Seit 100 Jah­ren über den Tel­le­rand

Die Gestaltung unserer dichten Kulturlandschaft und wachsenden Siedlungen ist eine komplexe Aufgabe. Um die Vielzahl divergierender Inter­essen zu vereinbaren, ist eine interdisziplinäre Betrachtung notwendig. Dass diese Einsicht keineswegs neu ist, zeigt die Natur- und Heimatschutzkommission NHK des Kantons Zürich, die heuer auf 100 Jahre Beratungstätigkeit zurückblickt.

Date de publication
25-10-2012
Revision
01-09-2015

Die Tatsache allein, dass die NHK ihr 100-jähriges Bestehen feiert, wäre für das Fachpublikum keine Meldung wert. Interessant dagegen ist, dass weder die fachübergreifende Arbeitsweise des Gremiums noch die Themen, mit denen es sich befasst, bis heute an Aktualität eingebüsst haben. Als der Regierungsrat des Kantons Zürich 1912 die Kommission ins Leben rief, tat er es im Bewusstsein, dass Landschaften und Siedlungen aus einem historischen Zusammenspiel von ökonomischen, gestalterischen, kulturellen und gesellschaftlichen Faktoren resultieren, die eine einzelne Fachperson unmöglich überblicken kann. Eingriffe in ein so komplexes System bedürfen einer umfassenden Betrachtung. Deshalb wurde die Kommission von Anfang an interdisziplinär zusammengestellt; ihre heutigen Mitglieder stammen aus den Bereichen Architektur, Ingenieurwissenschaften, Landschaftsarchitektur, Kunst, Biologie, Raumplanung und Agronomie.
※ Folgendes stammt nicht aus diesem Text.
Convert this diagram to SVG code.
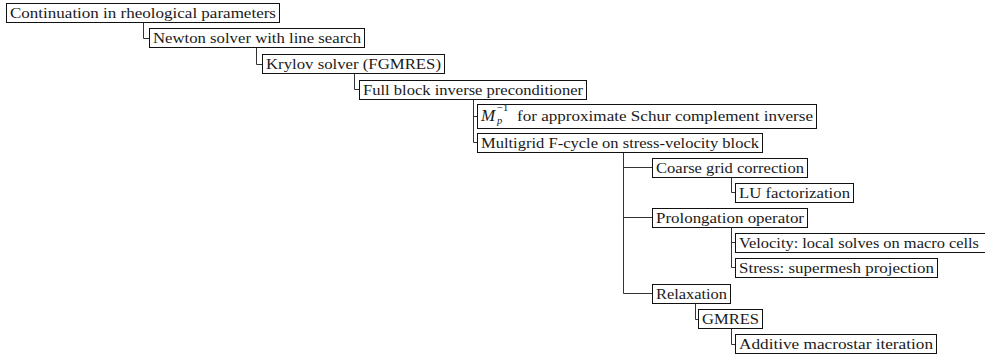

Solaranlagen und Windparks

Als Thinktank avant la lettre hat die NHK stets versucht, die Tragweite einer Intervention in die Landschaft oder in ein Ortsbild ganzheitlich zu beurteilen. Es geht also weniger um das einzelne Objekt als vielmehr um den landschaftlichen und baulichen Zusammenhang, in dem es sich befindet. Die vertretenen Anliegen – der sorgfältige Umgang mit der Kulturlandschaft, die Rücksicht auf einzigartige historische Ortsbilder und der Schutz der verbliebenen Naturwerte – zielen primär auf die Schonung kultureller und natürlicher Ressourcen. Doch die Erhaltung und Weiterentwicklung bestehender Qualitäten schliesst fortschrittliche Ideen nicht aus.Von Anfang an hat sich die Kommission für Architekturwettbewerbe als Mittel zur Erhöhung der baulichen Qualität eingesetzt. Auch die Konsequenzen der jüngst ausgerufenen Energiewende auf Siedlung und Kulturlandschaft beschäftigen sie seit geraumer Zeit. Bereits 1975 verfasste sie als Folge der Öl­krise ein internes Memorandum über die ­Integration von Solaranlagen; in den letzten Jahren hat sie angeregt, dass die Forschung Folgen und Chancen von neuen «Energielandschaften» untersuchen möge – etwa die Behandlung von Windrädern als landschaftsarchitektonische Gestaltungselemente.

Unabhängige Reflexion

Formal ist die NHK eine vom Regierungsrat des Kantons Zürich gewählte, für ein symbolisches Entgelt arbeitende Sachverständigenkommission. Sie verfügt über keinerlei Entscheidungsbefugnisse und beschränkt sich darauf, Entscheidungsträger von Kanton und Gemeinden zu beraten. Zuweilen tut sie dies auch in Bereichen, in denen es eine ­entsprechende Amtsstelle gibt; der Mehrwert besteht in der Interdisziplinarität und in der fachlichen Unabhängigkeit des Gremiums, dessen Gutachten nicht zuletzt auch bei ­juristischen Auseinandersetzungen beige­zogen werden. Doch das wahre Potenzial ­einer solchen Kommission besteht in der Möglichkeit, anhand konkreter Fragestellungen frühzeitig grundsätzliche Überlegungen zu Themen anzustellen, die über den Kompetenzbereich einzelner Amtsstellen oder Disziplinen hinausgehen – eine Arbeitsweise, die in unserer spezialisierten Berufswelt zuweilen gewöhnungsbedürftig, für die nachhaltige Entwicklung unseres Lebensraums jedoch unerlässlich ist.